M. Trump a repris le même refrain de « la loi et l’ordre » qu’il avait entonné jeudi soir dernier lors de son discours d’investiture à la convention républicaine, fait remarquer Ginette Chenard, déléguée du Québec à Atlanta de 2006 à 2011 et présentement coprésidente de l’Observatoire sur les États-Unis de la Chaire Raoul-Dandurand.

« Je pense qu’il va devenir de plus en plus violent dans ses propos, dit-elle. C’est la poignée de sa campagne, maintenant qu’il a perdu les deux autres : l’économie est en débandade et sa gestion de la pandémie est catastrophique. »

Quant à savoir si M. Trump saura transformer cette stratégie en victoire, la question reste entière.

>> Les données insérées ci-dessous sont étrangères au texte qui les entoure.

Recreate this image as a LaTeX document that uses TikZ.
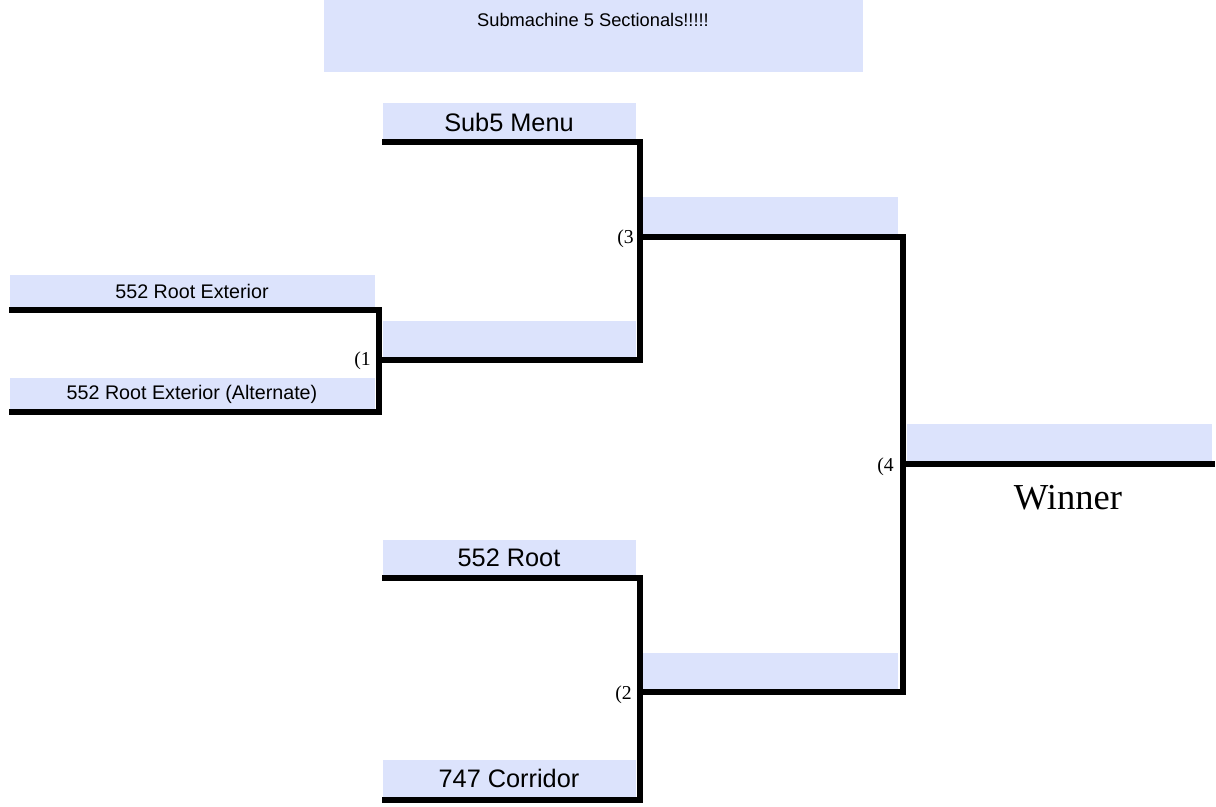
\documentclass[tikz,border=0pt]{standalone}
\usepackage{fontspec}
\setsansfont{Liberation Sans}
\setmainfont{Liberation Serif}
\definecolor{SlotFill}{HTML}{DCE3FC}
\tikzset{
  slot/.style = {fill = SlotFill, draw = none},
  bar/.style = {line width = 3.6pt, line cap = rect, line join = miter, black},
  seed/.style = {font = \fontsize{14}{14}\selectfont, anchor = east, inner sep = 0pt},
}
\begin{document}
\begin{tikzpicture}[x = 0.025cm, y = -0.025cm]
    \useasboundingbox (0, 0) rectangle (1216, 807);

    % title
    \fill[slot] (324, 0) rectangle (863, 72);
    \node[font = \sffamily\fontsize{13}{13}\selectfont] (title) at (593, 20) {Submachine 5 Sectionals!!!!!};

    % name slots
    \fill[slot] (383, 103) rectangle (636, 140);
    \fill[slot] (10, 275) rectangle (375, 307);
    \fill[slot] (10, 378) rectangle (375, 410);
    \fill[slot] (383, 321) rectangle (636, 358);
    \fill[slot] (643, 197) rectangle (898, 234);
    \fill[slot] (383, 540) rectangle (636, 576);
    \fill[slot] (383, 760) rectangle (636, 797);
    \fill[slot] (643, 653) rectangle (898, 690);
    \fill[slot] (907, 424) rectangle (1212, 461);

    \node[font = \sffamily\fontsize{18}{18}\selectfont] (sub) at (509, 122) {Sub5 Menu};
    \node[font = \sffamily\fontsize{14}{14}\selectfont] (ext) at (192, 291) {552 Root Exterior};
    \node[font = \sffamily\fontsize{14}{14}\selectfont] (alt) at (192, 394) {552 Root Exterior (Alternate)};
    \node[font = \sffamily\fontsize{18}{18}\selectfont] (root) at (509, 558) {552 Root};
    \node[font = \sffamily\fontsize{18}{18}\selectfont] (cor) at (509, 778) {747 Corridor};
    \node[font = \fontsize{26}{26}\selectfont] (win) at (1068, 498) {Winner};

    % bracket lines
    \draw[bar] (12, 310) -- (379, 310) -- (379, 412) -- (12, 412);
    \draw[bar] (379, 360) -- (640, 360);
    \draw[bar] (385, 142) -- (640, 142) -- (640, 360);
    \draw[bar] (640, 237) -- (903, 237) -- (903, 692) -- (640, 692);
    \draw[bar] (385, 578) -- (640, 578) -- (640, 800) -- (385, 800);
    \draw[bar] (903, 464) -- (1212, 464);

    % seeds
    \node[seed] (s1) at (371, 361) {(1};
    \node[seed] (s3) at (634, 239) {(3};
    \node[seed] (s2) at (632, 695) {(2};
    \node[seed] (s4) at (894, 467) {(4};
\end{tikzpicture}
\end{document}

Chose certaine, son rival démocrate compte le prendre à son propre jeu. « Je condamne la violence de tout type et de n’importe qui, à gauche comme à droite, a écrit Joe Biden sur Twitter dimanche. Et je défie Donald Trump de faire de même. »

Le président aura certainement l’occasion de s’exprimer sur le sujet à Kenosha, où il doit se rendre mardi. Le gouverneur du Wisconsin, Tony Evers, a néanmoins envoyé une lettre au président Trump dimanche, lui demandant de reconsidérer sa visite. « Je suis inquiet que votre présence ne fasse qu’entraver notre guérison », lui a-t-il écrit.